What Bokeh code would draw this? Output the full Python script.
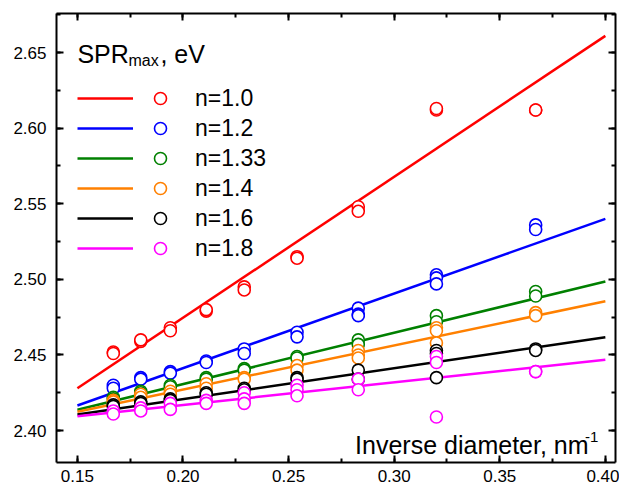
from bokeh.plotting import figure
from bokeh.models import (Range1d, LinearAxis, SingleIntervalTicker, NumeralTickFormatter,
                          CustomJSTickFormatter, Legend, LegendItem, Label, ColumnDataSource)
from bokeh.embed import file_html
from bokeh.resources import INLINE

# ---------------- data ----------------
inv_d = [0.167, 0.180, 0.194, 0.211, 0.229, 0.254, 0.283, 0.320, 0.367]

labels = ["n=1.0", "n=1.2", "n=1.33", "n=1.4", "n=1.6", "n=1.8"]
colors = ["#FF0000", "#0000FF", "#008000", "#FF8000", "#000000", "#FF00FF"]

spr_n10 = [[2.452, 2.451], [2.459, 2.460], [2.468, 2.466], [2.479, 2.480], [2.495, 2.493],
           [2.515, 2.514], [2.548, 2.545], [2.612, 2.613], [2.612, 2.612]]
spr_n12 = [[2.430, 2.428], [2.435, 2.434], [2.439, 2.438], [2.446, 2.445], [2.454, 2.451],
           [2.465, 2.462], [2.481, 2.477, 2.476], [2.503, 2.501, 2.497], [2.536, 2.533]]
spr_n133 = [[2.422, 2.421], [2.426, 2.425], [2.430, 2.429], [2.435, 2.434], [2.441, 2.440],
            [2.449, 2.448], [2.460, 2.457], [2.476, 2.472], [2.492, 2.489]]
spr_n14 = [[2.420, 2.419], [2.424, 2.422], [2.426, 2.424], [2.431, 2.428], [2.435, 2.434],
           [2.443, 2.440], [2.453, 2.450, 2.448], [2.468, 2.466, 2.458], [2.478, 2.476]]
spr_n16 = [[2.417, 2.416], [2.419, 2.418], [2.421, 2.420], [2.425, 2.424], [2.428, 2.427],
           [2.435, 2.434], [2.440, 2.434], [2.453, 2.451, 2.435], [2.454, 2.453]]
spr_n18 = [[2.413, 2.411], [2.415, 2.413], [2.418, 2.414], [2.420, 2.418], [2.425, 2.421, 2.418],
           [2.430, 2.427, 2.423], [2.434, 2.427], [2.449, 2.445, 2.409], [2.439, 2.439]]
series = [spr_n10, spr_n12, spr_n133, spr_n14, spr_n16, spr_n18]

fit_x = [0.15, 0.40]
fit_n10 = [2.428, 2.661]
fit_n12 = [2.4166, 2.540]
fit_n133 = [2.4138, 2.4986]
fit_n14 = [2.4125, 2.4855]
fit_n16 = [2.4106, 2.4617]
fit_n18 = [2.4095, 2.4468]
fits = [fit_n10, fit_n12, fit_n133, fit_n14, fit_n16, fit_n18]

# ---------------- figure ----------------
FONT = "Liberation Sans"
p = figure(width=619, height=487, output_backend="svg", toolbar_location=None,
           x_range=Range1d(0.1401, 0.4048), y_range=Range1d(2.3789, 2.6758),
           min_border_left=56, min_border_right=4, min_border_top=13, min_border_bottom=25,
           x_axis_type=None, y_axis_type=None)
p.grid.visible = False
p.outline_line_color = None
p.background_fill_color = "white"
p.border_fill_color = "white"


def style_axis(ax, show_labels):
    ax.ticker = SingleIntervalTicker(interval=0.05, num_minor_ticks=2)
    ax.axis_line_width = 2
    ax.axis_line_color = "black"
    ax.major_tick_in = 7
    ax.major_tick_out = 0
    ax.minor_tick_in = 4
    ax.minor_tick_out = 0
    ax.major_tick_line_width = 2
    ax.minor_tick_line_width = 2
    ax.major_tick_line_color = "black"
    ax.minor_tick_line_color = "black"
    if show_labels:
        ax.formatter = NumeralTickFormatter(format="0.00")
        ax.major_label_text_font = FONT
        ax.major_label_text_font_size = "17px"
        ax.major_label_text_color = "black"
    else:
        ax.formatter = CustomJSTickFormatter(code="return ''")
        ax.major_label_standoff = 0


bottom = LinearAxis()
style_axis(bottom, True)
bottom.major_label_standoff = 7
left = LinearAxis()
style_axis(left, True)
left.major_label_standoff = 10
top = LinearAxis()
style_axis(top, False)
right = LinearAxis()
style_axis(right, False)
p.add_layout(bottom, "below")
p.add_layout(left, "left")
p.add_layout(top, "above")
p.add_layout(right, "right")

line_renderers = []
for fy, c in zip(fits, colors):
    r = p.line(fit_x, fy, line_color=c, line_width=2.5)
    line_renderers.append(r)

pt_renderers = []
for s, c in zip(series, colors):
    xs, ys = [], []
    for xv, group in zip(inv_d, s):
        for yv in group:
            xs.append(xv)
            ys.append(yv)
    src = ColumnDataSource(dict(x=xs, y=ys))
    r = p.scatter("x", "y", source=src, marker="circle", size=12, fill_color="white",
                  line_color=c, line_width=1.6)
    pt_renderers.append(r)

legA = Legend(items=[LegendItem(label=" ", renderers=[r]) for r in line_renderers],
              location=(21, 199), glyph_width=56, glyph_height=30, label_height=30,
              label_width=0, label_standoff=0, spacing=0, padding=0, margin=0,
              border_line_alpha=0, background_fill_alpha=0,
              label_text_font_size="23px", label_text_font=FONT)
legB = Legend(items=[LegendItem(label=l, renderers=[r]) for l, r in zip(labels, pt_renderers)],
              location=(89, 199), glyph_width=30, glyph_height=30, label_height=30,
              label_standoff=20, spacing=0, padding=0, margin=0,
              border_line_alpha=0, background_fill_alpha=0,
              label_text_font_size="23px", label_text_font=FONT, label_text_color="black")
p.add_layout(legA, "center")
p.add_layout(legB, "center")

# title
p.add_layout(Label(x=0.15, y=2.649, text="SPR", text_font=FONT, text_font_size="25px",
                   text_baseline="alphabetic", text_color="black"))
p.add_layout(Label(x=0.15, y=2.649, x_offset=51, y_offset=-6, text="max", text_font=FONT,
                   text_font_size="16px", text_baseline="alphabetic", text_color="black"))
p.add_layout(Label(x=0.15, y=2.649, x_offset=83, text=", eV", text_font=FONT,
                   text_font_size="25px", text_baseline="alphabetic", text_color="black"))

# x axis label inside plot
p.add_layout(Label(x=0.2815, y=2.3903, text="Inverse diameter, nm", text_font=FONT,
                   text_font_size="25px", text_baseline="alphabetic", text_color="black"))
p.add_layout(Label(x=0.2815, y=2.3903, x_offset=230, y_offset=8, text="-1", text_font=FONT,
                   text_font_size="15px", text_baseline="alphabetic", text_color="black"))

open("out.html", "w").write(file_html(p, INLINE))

◆ ◆ ◆ ◆

Using the data above, print every line exactly, omitting pictures.

### Correct result
What Bokeh code would draw this? Output the full Python script.
from bokeh.plotting import figure
from bokeh.models import (Range1d, LinearAxis, SingleIntervalTicker, NumeralTickFormatter,
                          CustomJSTickFormatter, Legend, LegendItem, Label, ColumnDataSource)
from bokeh.embed import file_html
from bokeh.resources import INLINE

# ---------------- data ----------------
inv_d = [0.167, 0.180, 0.194, 0.211, 0.229, 0.254, 0.283, 0.320, 0.367]

labels = ["n=1.0", "n=1.2", "n=1.33", "n=1.4", "n=1.6", "n=1.8"]
colors = ["#FF0000", "#0000FF", "#008000", "#FF8000", "#000000", "#FF00FF"]

spr_n10 = [[2.452, 2.451], [2.459, 2.460], [2.468, 2.466], [2.479, 2.480], [2.495, 2.493],
           [2.515, 2.514], [2.548, 2.545], [2.612, 2.613], [2.612, 2.612]]
spr_n12 = [[2.430, 2.428], [2.435, 2.434], [2.439, 2.438], [2.446, 2.445], [2.454, 2.451],
           [2.465, 2.462], [2.481, 2.477, 2.476], [2.503, 2.501, 2.497], [2.536, 2.533]]
spr_n133 = [[2.422, 2.421], [2.426, 2.425], [2.430, 2.429], [2.435, 2.434], [2.441, 2.440],
            [2.449, 2.448], [2.460, 2.457], [2.476, 2.472], [2.492, 2.489]]
spr_n14 = [[2.420, 2.419], [2.424, 2.422], [2.426, 2.424], [2.431, 2.428], [2.435, 2.434],
           [2.443, 2.440], [2.453, 2.450, 2.448], [2.468, 2.466, 2.458], [2.478, 2.476]]
spr_n16 = [[2.417, 2.416], [2.419, 2.418], [2.421, 2.420], [2.425, 2.424], [2.428, 2.427],
           [2.435, 2.434], [2.440, 2.434], [2.453, 2.451, 2.435], [2.454, 2.453]]
spr_n18 = [[2.413, 2.411], [2.415, 2.413], [2.418, 2.414], [2.420, 2.418], [2.425, 2.421, 2.418],
           [2.430, 2.427, 2.423], [2.434, 2.427], [2.449, 2.445, 2.409], [2.439, 2.439]]
series = [spr_n10, spr_n12, spr_n133, spr_n14, spr_n16, spr_n18]

fit_x = [0.15, 0.40]
fit_n10 = [2.428, 2.661]
fit_n12 = [2.4166, 2.540]
fit_n133 = [2.4138, 2.4986]
fit_n14 = [2.4125, 2.4855]
fit_n16 = [2.4106, 2.4617]
fit_n18 = [2.4095, 2.4468]
fits = [fit_n10, fit_n12, fit_n133, fit_n14, fit_n16, fit_n18]

# ---------------- figure ----------------
FONT = "Liberation Sans"
p = figure(width=619, height=487, output_backend="svg", toolbar_location=None,
           x_range=Range1d(0.1401, 0.4048), y_range=Range1d(2.3789, 2.6758),
           min_border_left=56, min_border_right=4, min_border_top=13, min_border_bottom=25,
           x_axis_type=None, y_axis_type=None)
p.grid.visible = False
p.outline_line_color = None
p.background_fill_color = "white"
p.border_fill_color = "white"


def style_axis(ax, show_labels):
    ax.ticker = SingleIntervalTicker(interval=0.05, num_minor_ticks=2)
    ax.axis_line_width = 2
    ax.axis_line_color = "black"
    ax.major_tick_in = 7
    ax.major_tick_out = 0
    ax.minor_tick_in = 4
    ax.minor_tick_out = 0
    ax.major_tick_line_width = 2
    ax.minor_tick_line_width = 2
    ax.major_tick_line_color = "black"
    ax.minor_tick_line_color = "black"
    if show_labels:
        ax.formatter = NumeralTickFormatter(format="0.00")
        ax.major_label_text_font = FONT
        ax.major_label_text_font_size = "17px"
        ax.major_label_text_color = "black"
    else:
        ax.formatter = CustomJSTickFormatter(code="return ''")
        ax.major_label_standoff = 0


bottom = LinearAxis()
style_axis(bottom, True)
bottom.major_label_standoff = 7
left = LinearAxis()
style_axis(left, True)
left.major_label_standoff = 10
top = LinearAxis()
style_axis(top, False)
right = LinearAxis()
style_axis(right, False)
p.add_layout(bottom, "below")
p.add_layout(left, "left")
p.add_layout(top, "above")
p.add_layout(right, "right")

line_renderers = []
for fy, c in zip(fits, colors):
    r = p.line(fit_x, fy, line_color=c, line_width=2.5)
    line_renderers.append(r)

pt_renderers = []
for s, c in zip(series, colors):
    xs, ys = [], []
    for xv, group in zip(inv_d, s):
        for yv in group:
            xs.append(xv)
            ys.append(yv)
    src = ColumnDataSource(dict(x=xs, y=ys))
    r = p.scatter("x", "y", source=src, marker="circle", size=12, fill_color="white",
                  line_color=c, line_width=1.6)
    pt_renderers.append(r)

legA = Legend(items=[LegendItem(label=" ", renderers=[r]) for r in line_renderers],
              location=(21, 199), glyph_width=56, glyph_height=30, label_height=30,
              label_width=0, label_standoff=0, spacing=0, padding=0, margin=0,
              border_line_alpha=0, background_fill_alpha=0,
              label_text_font_size="23px", label_text_font=FONT)
legB = Legend(items=[LegendItem(label=l, renderers=[r]) for l, r in zip(labels, pt_renderers)],
              location=(89, 199), glyph_width=30, glyph_height=30, label_height=30,
              label_standoff=20, spacing=0, padding=0, margin=0,
              border_line_alpha=0, background_fill_alpha=0,
              label_text_font_size="23px", label_text_font=FONT, label_text_color="black")
p.add_layout(legA, "center")
p.add_layout(legB, "center")

# title
p.add_layout(Label(x=0.15, y=2.649, text="SPR", text_font=FONT, text_font_size="25px",
                   text_baseline="alphabetic", text_color="black"))
p.add_layout(Label(x=0.15, y=2.649, x_offset=51, y_offset=-6, text="max", text_font=FONT,
                   text_font_size="16px", text_baseline="alphabetic", text_color="black"))
p.add_layout(Label(x=0.15, y=2.649, x_offset=83, text=", eV", text_font=FONT,
                   text_font_size="25px", text_baseline="alphabetic", text_color="black"))

# x axis label inside plot
p.add_layout(Label(x=0.2815, y=2.3903, text="Inverse diameter, nm", text_font=FONT,
                   text_font_size="25px", text_baseline="alphabetic", text_color="black"))
p.add_layout(Label(x=0.2815, y=2.3903, x_offset=230, y_offset=8, text="-1", text_font=FONT,
                   text_font_size="15px", text_baseline="alphabetic", text_color="black"))

open("out.html", "w").write(file_html(p, INLINE))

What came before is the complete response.